What to do: Copy, exactly and only, the lines from the one with "Generate a Python" up to and including the one with "import pandas as pd", leaving pictures out.

Listed records:
**********

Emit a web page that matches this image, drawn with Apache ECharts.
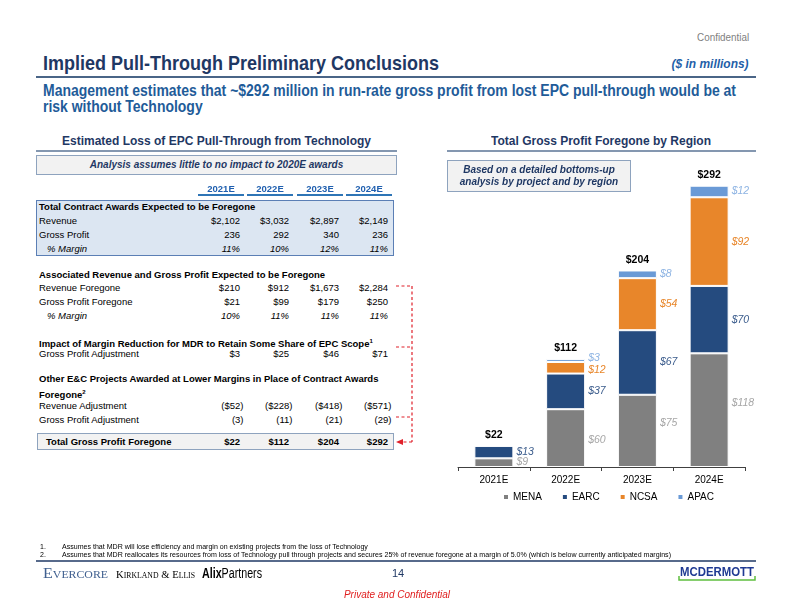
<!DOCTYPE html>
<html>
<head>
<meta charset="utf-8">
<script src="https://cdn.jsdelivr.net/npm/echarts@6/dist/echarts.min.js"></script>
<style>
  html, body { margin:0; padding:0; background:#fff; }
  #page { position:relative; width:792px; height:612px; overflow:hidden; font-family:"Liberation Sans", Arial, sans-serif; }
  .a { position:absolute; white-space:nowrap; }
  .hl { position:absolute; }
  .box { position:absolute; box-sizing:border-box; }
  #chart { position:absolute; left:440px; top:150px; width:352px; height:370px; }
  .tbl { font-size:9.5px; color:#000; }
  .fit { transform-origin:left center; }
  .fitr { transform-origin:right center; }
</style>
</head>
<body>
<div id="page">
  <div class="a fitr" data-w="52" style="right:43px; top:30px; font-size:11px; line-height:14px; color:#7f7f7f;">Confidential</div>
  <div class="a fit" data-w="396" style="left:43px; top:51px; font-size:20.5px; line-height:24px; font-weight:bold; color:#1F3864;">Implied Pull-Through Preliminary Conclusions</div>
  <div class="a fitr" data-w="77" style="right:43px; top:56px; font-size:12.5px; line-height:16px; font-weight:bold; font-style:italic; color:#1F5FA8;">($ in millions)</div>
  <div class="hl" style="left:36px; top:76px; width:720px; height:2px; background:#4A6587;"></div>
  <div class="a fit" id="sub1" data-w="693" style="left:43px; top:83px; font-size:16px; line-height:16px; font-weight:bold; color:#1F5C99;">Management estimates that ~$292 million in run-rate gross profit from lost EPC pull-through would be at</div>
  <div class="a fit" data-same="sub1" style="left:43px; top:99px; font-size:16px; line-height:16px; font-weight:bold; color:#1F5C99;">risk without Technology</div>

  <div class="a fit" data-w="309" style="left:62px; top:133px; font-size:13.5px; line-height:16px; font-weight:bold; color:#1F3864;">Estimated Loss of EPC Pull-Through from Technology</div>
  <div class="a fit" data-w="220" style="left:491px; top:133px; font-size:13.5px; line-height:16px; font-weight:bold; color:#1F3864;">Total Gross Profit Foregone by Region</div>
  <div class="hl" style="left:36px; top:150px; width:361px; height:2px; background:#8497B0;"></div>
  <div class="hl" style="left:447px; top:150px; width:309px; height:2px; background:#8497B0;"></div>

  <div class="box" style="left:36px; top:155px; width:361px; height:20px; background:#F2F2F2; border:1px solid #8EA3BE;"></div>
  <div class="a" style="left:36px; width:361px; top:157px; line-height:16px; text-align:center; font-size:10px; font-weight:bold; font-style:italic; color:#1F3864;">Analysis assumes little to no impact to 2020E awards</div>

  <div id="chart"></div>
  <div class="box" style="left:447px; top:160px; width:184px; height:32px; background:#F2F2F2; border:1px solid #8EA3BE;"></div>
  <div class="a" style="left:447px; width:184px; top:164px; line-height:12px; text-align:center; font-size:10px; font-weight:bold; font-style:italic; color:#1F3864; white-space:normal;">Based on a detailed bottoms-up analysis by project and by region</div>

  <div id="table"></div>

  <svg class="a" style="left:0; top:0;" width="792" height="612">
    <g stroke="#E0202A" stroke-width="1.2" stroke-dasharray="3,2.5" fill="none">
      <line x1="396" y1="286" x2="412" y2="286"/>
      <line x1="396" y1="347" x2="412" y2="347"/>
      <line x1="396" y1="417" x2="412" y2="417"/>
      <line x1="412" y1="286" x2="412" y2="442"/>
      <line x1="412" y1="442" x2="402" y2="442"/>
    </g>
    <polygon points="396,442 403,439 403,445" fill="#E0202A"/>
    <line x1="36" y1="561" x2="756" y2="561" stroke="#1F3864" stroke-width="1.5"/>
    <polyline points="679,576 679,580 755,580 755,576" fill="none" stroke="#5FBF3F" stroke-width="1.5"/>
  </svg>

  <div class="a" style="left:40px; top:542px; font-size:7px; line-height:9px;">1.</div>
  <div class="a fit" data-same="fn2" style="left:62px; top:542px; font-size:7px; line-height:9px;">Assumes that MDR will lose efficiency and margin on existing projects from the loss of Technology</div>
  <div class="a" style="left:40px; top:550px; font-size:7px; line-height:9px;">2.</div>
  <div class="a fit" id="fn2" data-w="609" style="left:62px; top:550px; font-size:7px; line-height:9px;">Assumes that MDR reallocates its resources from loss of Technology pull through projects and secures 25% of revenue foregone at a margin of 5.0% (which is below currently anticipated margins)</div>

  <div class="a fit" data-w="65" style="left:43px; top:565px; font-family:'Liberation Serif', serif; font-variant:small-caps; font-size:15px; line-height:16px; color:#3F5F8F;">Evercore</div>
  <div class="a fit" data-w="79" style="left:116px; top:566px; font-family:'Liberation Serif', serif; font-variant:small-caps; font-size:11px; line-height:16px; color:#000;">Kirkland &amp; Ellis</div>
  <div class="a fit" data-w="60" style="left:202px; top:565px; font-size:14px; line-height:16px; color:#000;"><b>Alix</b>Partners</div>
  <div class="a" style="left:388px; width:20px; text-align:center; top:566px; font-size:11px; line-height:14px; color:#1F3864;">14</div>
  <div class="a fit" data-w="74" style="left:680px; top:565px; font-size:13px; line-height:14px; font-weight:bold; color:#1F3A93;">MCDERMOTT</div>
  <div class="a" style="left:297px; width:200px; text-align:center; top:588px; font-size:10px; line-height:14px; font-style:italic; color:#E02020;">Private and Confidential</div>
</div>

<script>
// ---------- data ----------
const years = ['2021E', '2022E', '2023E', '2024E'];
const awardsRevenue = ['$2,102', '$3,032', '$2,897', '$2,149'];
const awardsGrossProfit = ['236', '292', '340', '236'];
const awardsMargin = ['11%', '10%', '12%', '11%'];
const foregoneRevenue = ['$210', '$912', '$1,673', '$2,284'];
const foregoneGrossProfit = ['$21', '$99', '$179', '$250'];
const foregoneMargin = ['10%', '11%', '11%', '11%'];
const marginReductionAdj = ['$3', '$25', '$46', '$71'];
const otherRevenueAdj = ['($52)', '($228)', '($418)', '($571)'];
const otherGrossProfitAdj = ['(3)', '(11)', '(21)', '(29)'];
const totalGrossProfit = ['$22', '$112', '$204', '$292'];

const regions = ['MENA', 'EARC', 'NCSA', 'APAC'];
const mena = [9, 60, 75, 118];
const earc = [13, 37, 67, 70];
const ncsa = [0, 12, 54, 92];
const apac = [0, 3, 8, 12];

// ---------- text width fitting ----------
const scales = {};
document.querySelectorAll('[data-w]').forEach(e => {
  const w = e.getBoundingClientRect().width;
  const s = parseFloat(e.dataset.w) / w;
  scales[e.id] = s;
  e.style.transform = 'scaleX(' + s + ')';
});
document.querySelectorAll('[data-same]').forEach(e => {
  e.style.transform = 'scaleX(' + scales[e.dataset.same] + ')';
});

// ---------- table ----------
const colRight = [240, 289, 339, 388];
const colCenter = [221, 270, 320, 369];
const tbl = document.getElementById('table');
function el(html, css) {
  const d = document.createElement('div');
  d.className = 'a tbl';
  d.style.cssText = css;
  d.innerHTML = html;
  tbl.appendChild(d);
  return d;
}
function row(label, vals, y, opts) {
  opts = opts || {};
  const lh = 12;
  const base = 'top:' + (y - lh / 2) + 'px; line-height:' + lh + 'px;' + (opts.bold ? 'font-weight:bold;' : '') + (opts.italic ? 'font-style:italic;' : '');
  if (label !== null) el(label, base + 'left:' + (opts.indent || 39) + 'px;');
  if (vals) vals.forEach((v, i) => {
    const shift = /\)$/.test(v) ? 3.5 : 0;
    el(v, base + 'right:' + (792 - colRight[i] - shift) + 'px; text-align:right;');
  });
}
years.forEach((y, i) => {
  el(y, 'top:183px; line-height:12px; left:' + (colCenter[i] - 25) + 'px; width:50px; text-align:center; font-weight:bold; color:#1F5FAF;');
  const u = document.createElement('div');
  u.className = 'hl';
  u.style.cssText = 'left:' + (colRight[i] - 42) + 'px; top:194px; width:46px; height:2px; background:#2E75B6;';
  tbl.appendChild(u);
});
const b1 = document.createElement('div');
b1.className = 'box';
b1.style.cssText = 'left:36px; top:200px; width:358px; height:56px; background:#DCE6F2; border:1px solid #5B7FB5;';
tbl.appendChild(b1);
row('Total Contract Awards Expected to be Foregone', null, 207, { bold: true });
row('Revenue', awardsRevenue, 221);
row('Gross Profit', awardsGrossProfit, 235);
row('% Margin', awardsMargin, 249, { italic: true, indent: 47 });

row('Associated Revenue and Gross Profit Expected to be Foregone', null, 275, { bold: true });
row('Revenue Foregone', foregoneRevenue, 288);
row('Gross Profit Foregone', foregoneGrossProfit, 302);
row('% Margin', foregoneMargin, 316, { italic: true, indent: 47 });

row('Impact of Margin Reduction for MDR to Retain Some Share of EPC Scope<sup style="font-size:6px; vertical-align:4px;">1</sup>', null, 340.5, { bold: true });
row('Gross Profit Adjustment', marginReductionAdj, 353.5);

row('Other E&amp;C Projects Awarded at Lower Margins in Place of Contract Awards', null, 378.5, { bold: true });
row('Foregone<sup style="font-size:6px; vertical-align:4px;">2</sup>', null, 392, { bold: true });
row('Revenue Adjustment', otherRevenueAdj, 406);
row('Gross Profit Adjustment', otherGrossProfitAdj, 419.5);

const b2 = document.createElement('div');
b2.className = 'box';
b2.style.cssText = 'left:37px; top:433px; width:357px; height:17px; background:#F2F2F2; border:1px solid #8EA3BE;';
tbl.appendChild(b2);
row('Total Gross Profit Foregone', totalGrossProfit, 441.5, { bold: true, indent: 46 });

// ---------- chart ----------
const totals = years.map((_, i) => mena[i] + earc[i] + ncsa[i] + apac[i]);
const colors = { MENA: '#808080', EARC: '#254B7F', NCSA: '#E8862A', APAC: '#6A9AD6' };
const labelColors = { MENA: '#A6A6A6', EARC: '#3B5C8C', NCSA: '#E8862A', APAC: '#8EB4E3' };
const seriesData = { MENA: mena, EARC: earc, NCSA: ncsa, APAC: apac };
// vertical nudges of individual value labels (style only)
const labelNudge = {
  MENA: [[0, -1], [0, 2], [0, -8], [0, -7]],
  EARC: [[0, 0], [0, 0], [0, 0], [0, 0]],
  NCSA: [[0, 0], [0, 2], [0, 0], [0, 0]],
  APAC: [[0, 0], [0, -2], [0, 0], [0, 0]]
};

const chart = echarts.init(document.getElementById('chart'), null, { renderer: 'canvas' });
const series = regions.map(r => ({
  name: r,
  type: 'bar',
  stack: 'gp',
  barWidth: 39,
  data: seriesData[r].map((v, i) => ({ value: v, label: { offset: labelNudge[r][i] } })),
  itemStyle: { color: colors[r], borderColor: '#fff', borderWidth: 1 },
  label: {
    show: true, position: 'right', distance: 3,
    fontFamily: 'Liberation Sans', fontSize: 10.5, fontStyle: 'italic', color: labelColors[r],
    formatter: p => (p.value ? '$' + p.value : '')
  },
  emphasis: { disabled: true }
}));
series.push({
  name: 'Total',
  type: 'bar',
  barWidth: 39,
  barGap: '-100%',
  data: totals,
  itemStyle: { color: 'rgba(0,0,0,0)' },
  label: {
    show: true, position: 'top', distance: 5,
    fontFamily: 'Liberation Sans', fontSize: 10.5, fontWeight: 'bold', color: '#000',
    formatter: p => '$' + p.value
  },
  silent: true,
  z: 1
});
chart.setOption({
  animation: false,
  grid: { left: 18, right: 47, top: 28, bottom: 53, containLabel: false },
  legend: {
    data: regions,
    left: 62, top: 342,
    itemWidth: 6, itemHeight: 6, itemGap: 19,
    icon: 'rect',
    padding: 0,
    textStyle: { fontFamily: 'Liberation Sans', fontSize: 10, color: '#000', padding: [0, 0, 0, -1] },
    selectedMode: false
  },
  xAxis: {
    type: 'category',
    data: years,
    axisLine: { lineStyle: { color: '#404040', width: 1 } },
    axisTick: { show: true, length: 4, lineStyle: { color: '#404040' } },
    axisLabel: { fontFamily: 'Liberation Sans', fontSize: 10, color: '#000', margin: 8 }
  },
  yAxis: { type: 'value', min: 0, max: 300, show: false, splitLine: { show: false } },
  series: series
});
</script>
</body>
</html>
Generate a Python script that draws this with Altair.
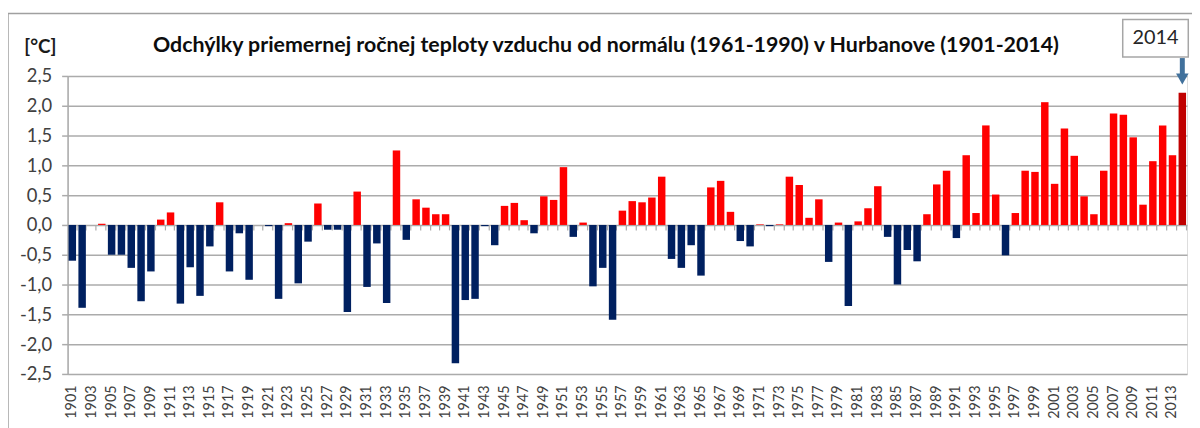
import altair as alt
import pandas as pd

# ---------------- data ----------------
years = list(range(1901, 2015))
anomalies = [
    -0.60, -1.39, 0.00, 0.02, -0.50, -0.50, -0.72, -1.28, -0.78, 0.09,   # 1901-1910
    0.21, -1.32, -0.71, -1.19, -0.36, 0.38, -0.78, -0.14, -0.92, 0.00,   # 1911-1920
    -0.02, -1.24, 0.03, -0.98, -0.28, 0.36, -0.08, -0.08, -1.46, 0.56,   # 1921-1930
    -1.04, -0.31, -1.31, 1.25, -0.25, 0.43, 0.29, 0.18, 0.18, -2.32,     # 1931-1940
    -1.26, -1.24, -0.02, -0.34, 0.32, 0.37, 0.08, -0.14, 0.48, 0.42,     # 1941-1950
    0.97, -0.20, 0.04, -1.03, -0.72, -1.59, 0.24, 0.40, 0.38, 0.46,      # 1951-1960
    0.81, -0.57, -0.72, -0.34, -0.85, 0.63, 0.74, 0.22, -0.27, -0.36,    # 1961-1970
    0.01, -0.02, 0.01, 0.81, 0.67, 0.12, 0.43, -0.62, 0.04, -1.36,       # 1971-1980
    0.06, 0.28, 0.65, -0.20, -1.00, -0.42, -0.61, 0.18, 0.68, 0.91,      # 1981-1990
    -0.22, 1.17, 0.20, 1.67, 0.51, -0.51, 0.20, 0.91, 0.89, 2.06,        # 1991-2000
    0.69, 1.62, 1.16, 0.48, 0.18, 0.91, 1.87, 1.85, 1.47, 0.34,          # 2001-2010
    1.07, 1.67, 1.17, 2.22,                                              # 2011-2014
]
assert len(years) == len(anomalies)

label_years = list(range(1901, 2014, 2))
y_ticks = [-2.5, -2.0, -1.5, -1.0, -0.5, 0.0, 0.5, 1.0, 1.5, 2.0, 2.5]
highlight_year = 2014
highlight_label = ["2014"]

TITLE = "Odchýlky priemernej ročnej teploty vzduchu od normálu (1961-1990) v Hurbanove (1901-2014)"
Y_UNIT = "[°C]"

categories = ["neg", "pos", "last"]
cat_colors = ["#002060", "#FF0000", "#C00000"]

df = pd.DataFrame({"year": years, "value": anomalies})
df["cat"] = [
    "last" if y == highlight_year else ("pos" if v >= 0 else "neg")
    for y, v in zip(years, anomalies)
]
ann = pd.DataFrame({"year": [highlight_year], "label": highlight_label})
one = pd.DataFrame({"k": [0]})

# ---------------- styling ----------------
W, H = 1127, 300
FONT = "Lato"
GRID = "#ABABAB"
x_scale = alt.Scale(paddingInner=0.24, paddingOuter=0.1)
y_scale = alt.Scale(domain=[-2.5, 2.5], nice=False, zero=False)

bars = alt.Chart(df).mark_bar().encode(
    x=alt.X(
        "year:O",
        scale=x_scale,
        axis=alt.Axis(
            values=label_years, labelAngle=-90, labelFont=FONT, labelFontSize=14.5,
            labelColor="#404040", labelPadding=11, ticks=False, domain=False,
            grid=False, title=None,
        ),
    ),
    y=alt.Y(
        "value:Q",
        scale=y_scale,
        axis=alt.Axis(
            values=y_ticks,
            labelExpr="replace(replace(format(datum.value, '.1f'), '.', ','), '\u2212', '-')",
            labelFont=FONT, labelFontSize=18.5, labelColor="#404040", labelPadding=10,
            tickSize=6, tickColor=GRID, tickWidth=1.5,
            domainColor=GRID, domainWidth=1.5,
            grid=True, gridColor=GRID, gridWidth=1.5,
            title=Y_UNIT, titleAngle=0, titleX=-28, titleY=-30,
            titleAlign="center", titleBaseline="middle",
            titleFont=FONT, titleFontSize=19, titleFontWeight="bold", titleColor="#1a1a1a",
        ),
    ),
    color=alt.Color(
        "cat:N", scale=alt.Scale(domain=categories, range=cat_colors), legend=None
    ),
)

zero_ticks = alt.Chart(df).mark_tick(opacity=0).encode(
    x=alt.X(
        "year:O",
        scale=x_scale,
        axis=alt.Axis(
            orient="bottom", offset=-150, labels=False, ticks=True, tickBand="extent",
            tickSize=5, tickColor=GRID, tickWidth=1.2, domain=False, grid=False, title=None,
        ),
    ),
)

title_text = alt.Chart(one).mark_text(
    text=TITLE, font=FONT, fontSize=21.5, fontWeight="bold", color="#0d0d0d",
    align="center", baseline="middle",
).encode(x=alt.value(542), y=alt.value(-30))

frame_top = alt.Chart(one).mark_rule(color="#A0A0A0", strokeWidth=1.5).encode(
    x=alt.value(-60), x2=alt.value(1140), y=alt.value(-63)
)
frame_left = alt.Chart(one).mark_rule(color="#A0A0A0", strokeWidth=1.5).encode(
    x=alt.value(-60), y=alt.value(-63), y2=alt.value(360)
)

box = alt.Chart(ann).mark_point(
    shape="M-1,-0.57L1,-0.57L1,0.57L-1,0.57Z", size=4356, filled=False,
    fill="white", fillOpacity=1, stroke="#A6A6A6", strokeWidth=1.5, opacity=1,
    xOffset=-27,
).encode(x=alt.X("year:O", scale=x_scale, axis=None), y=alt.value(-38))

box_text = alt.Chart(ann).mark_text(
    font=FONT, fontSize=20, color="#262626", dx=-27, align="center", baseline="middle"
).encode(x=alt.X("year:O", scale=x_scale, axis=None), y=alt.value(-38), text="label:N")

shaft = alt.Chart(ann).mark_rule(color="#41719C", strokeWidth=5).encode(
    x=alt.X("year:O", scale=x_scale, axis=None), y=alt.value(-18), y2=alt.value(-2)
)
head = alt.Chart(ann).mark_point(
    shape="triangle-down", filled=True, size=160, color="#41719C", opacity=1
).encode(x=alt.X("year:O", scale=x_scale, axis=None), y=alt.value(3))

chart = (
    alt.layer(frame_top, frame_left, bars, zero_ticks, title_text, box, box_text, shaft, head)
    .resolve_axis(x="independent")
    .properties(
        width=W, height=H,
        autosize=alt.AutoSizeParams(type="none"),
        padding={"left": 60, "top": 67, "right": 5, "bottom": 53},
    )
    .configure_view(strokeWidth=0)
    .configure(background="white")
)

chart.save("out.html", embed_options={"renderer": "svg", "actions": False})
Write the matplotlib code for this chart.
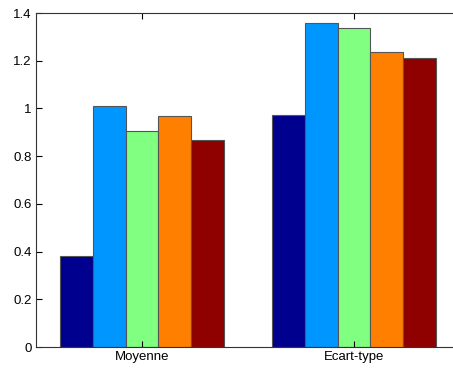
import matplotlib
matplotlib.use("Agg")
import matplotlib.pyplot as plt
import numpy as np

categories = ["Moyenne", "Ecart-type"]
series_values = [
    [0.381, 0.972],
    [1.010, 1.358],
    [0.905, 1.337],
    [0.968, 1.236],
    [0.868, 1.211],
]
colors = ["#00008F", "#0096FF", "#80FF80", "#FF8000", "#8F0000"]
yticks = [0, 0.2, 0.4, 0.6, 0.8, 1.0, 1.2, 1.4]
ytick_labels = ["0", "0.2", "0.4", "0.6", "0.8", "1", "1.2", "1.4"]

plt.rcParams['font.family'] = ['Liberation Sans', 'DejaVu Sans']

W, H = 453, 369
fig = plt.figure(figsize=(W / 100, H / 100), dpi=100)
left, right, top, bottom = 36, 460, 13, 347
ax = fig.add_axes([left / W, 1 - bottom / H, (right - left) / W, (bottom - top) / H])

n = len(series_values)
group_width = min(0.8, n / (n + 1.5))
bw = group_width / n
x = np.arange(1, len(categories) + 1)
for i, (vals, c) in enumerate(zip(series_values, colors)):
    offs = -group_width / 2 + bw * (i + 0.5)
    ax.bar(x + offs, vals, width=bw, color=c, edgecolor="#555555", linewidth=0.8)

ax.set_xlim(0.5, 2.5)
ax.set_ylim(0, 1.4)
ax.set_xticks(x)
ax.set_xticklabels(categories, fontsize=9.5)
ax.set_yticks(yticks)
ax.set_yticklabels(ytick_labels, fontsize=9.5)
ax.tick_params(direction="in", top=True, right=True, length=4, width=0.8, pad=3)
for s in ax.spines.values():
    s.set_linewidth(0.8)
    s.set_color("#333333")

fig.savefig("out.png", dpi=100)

**********

Answer for this exercise:
Generate a Python script that draws this with Altair.
import altair as alt
import pandas as pd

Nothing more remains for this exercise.